屋内作品を鑑賞するためには案内所で検温を済ませ、体温が正常であることを証明するリストバンドをつけてもらう必要があるので、案内所はスルーせずに検温を受けてください。
沙弥島会場にはターニャ・プレミンガーの「階層・地層・層」(sm01)、藤本修三の「八人九脚」(sm10)の屋外常設作品2つの他、この春会期に新たに制作された、南条嘉毅の「幻海をのぞく」(sm11)、レオニート・チシコフの「月への道」(sm12)の2作品が加わり、計4作品が展示さています。
新作品の二つは4月14日から5月18日までの春会期の間だけしか鑑賞することができないので、気になる方は見逃してしまわないようにお気をつけください。
南条嘉毅の「幻海をのぞく」は坂出市万葉会館の前に建つ洋風の一軒家の中に展開される、瀬戸内海の歴史をモチーフにしたインスタレーション作品です。
屋内には、海になる前の瀬戸内の地形にも岩礁にも見える異様な空間が、明滅する照明や映像に照らし出されているほか、古い家具や化石と思しきものが薄暗い回廊に展示されています。ホームページやガイドブックに載ってある以上の解説は特になく、作品の解釈は鑑賞者の感覚に委ねられています。

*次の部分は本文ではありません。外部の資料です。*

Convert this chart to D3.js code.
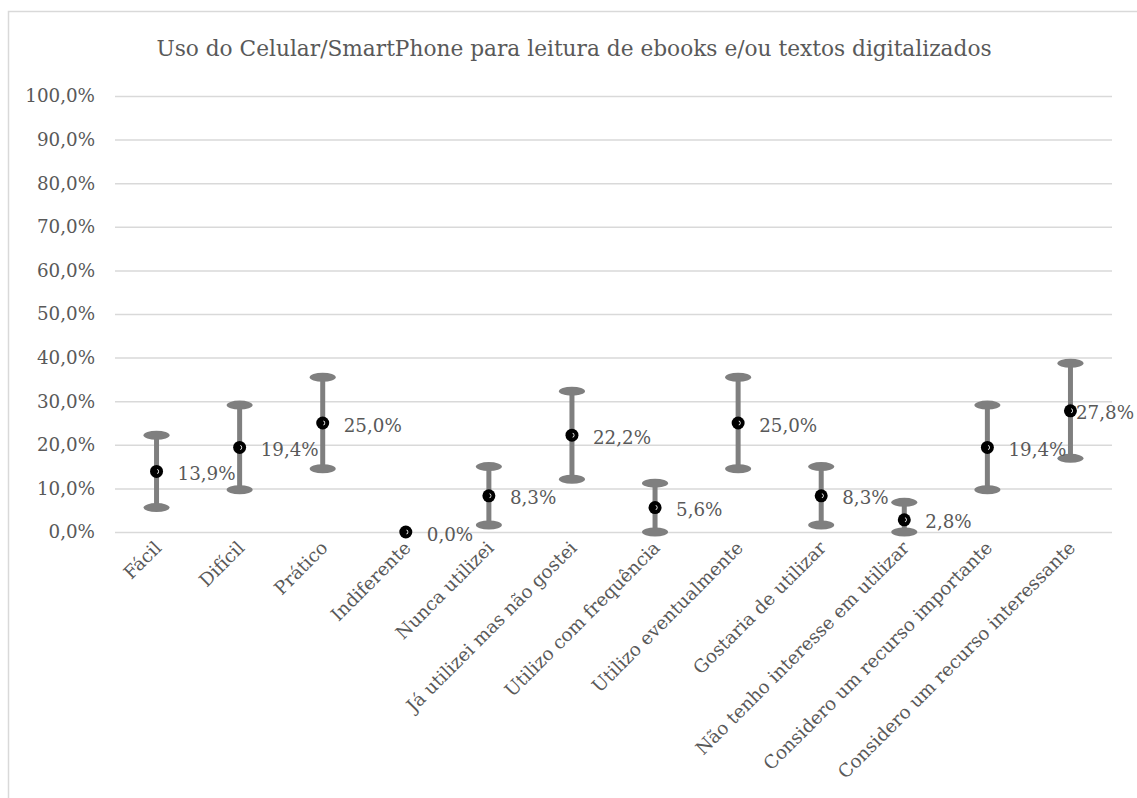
<!DOCTYPE html>
<html>
<head>
<meta charset="utf-8">
<script src="https://cdn.jsdelivr.net/npm/d3@7"></script>
<style>
  html, body { margin: 0; padding: 0; background: #fff; }
  svg { display: block; }
  text { font-family: "DejaVu Serif", serif; fill: #595959; }
</style>
</head>
<body>
<svg id="chart" width="1137" height="798"></svg>
<script>
// Categories along the x axis
const categories = [
  "Fácil", "Difícil", "Prático", "Indiferente", "Nunca utilizei",
  "Já utilizei mas não gostei", "Utilizo com frequência", "Utilizo eventualmente",
  "Gostaria de utilizar", "Não tenho interesse em utilizar",
  "Considero um recurso importante", "Considero um recurso interessante"
];
// Share of respondents (%)
const values = [13.9, 19.4, 25.0, 0.0, 8.3, 22.2, 5.6, 25.0, 8.3, 2.8, 19.4, 27.8];
// Error bar ends (%)
const upper = [22.2, 29.1, 35.5, 0.0, 15.0, 32.3, 11.2, 35.5, 15.0, 6.8, 29.1, 38.7];
const lower = [5.6, 9.7, 14.5, 0.0, 1.6, 12.1, 0.0, 14.5, 1.6, 0.0, 9.7, 16.9];
// Y axis ticks (%)
const yTicks = [0, 10, 20, 30, 40, 50, 60, 70, 80, 90, 100];

const title = "Uso do Celular/SmartPhone para leitura de ebooks e/ou textos digitalizados";

const W = 1137, H = 798;
const plot = { left: 115, right: 1112, top: 96, bottom: 532 };

const ptBR = d3.formatLocale({ decimal: ",", thousands: ".", grouping: [3], currency: ["R$", ""] });
const pct = ptBR.format(".1f");
const fmt = v => pct(v) + "%";

const svg = d3.select("#chart");

// Chart frame
svg.append("rect")
  .attr("x", 8.5).attr("y", 11.5)
  .attr("width", W + 20).attr("height", H + 20)
  .attr("fill", "#fff")
  .attr("stroke", "#d9d9d9").attr("stroke-width", 1.5);

const x = d3.scaleBand().domain(categories).range([plot.left, plot.right]);
const y = d3.scaleLinear().domain([0, 100]).range([plot.bottom, plot.top]);

// Title
svg.append("text")
  .attr("x", 574).attr("y", 56)
  .attr("text-anchor", "middle")
  .style("font-size", "21.7px")
  .text(title);

// Y axis with gridlines
const yAxis = d3.axisLeft(y)
  .tickValues(yTicks)
  .tickSize(-(plot.right - plot.left))
  .tickPadding(20)
  .tickFormat(fmt);

const gy = svg.append("g")
  .attr("transform", `translate(${plot.left},0)`)
  .call(yAxis);
gy.select(".domain").remove();
gy.selectAll(".tick line").attr("stroke", "#d9d9d9").attr("stroke-width", 1.5);
gy.selectAll(".tick text")
  .attr("fill", "#595959")
  .style("font-family", "DejaVu Serif, serif")
  .style("font-size", "18.3px");

// X axis labels (rotated)
const xAxis = d3.axisBottom(x).tickSize(0).tickPadding(0);
const gx = svg.append("g")
  .attr("transform", `translate(0,${plot.bottom})`)
  .call(xAxis);
gx.select(".domain").remove();
gx.selectAll(".tick text")
  .attr("fill", "#595959")
  .style("font-family", "DejaVu Serif, serif")
  .style("font-size", "18.3px")
  .attr("text-anchor", "end")
  .attr("dy", 0)
  .attr("y", 0)
  .attr("transform", "translate(6,17) rotate(-45)");

const cx = c => x(c) + x.bandwidth() / 2;

// Error bars
const err = svg.append("g").attr("class", "errors");
categories.forEach((c, i) => {
  if (upper[i] === lower[i]) return;
  const g = err.append("g");
  g.append("line")
    .attr("x1", cx(c)).attr("x2", cx(c))
    .attr("y1", y(upper[i])).attr("y2", y(lower[i]))
    .attr("stroke", "#7f7f7f").attr("stroke-width", 5);
  [upper[i], lower[i]].forEach(v => {
    g.append("ellipse")
      .attr("cx", cx(c)).attr("cy", y(v))
      .attr("rx", 13).attr("ry", 4.5)
      .attr("fill", "#7f7f7f");
  });
});

// Point markers
const pts = svg.append("g").attr("class", "points");
categories.forEach((c, i) => {
  const px = cx(c), py = y(values[i]);
  pts.append("circle")
    .attr("cx", px).attr("cy", py).attr("r", 6.5)
    .attr("fill", "#000");
  pts.append("path")
    .attr("d", d3.arc()({ innerRadius: 1.8, outerRadius: 2.6, startAngle: 0.3, endAngle: Math.PI - 0.3 }))
    .attr("transform", `translate(${px},${py})`)
    .attr("fill", "#fff");
});

// Value labels
const labels = svg.append("g").attr("class", "labels");
categories.forEach((c, i) => {
  const t = labels.append("text")
    .attr("x", cx(c) + 21)
    .attr("y", y(values[i]) + 8.5)
    .style("font-size", "18.3px")
    .text(fmt(values[i]));
  const w = t.node().getComputedTextLength();
  const maxRight = W - 3;
  if (cx(c) + 21 + w > maxRight) t.attr("x", maxRight - w);
});
</script>
</body>
</html>
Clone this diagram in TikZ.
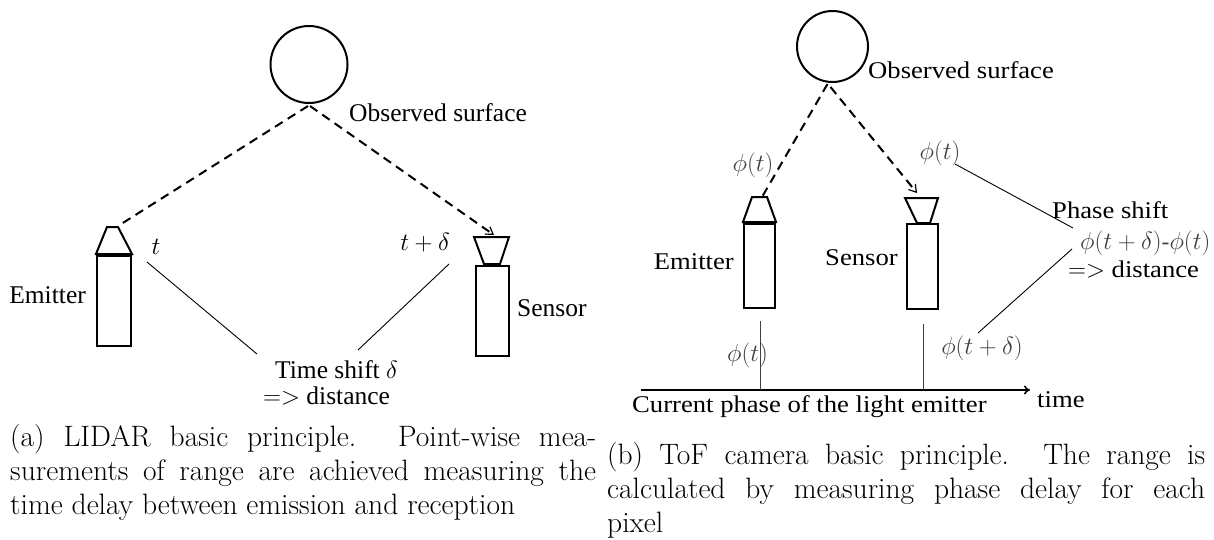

レオニート・チシコフの「月への道」は沙弥島の旧沙弥小・中学校と与島の浦城バス停、鍋島灯台の三ヶ所に展示された広大な作品です。
作品は7つのインスタレーションから構成されており、旧沙弥小・中学校には「雪の天使」「人類の宇宙への移住」「地球での最後の夜」「KETsの星」「月への階段 あるいは柿本人麻呂の月」の5つのインスタレーションが展示されています。
そして「月への階段 あるいは柿本人麻呂の月」から見える瀬戸大橋を渡って与島の浦城バス停に展示されている「月への旅の途中 最終駅」を経て、鍋島灯台に展示された「宇宙の立方体 あるいは100万の星とひとつの星」へ至って作品が完結します。
全てのインスタレーションは星・宇宙・月などにまつわるストーリーによって構成されており、鑑賞しているとまるで幾つもの章からなる物語の中を旅しているかのような感覚に陥りました。
先に与島の作品を鑑賞してから沙弥島の作品を鑑賞することもできますが、「月への道」の鑑賞を最大限に堪能するなら、藤本修三の「八人九脚」→ ターニャ・プレミンガーの「階層・地層・層」→ 南条嘉毅の「幻海をのぞく」→ 旧沙弥小・中学校の「雪の天使」→「人類の宇宙への移住」→「地球での最後の夜」→「KETsの星」→「月への階段 あるいは柿本人麻呂の月」→坂出駅から出ているバスに乗って与島の浦城バス停の「月への旅の途中 最終駅」→鍋島灯台の「宇宙の立方体 あるいは100万の星とひとつの星」の順番で鑑賞を行うことをおすすめします。
家の意図を汲むのであれば、与島へはバスで行くことをおすすめします。
沙弥島会場からバスで坂出駅に戻ると、坂出駅から与島会場までの有料バスが出ています。詳しくは琴参バス株式会社ホームページの瀬戸内国際芸術祭2022シャトルバスのご案内をご参照ください。
車で来られている方は瀬戸大橋を渡って車で与島SAまで行き、与島SAの第一駐車場に車を停めて作品を鑑賞することもできます。
与島SAから与島会場に向かう方法は、SAから出ているシャトルバス(片道200円)を利用する方法と、歩いていく方法があります。
与島会場のある穴部泊まり集落方面への遊歩道は少しわかりにくいので、心配な方は与島SA内の案内所(瀬戸芸の案内所でなくサービスエリアの案内所)で行き方を尋ねると良いでしょう。遊歩道は狭く、あまり整備もされていないため、歩いていると「この道であっているのか」と不安になってきますが、集落まで出ると要所要所に瀬戸芸の案内板が出ているので、案内板を見落とさなければ迷うことはありません。
ただ、与島SAから歩いて会場に向かうと先に鍋島灯台に向かう分かれ道が目に入ってしまうので、順番通りに鑑賞したい場合は、鍋島灯台への道を一度スルーして浦城バス停の作品を見てから鍋島灯台に向かってください。
与島SAから会場までの距離は歩いて10分ほどです。島の集落の間を歩いていくのも楽しいので、行きはシャトルバスを利用し、帰りは集落の中を歩いてSAまで戻るのもおすすめです。
与島SAから与島会場に向かう道と、鍋島灯台に上る階段は足場があまりよくないので、足の悪い方は介助が必要になります。
沙弥島会場の作品に興味がおありの方は、ぜひこの春会期中に訪れてみてください。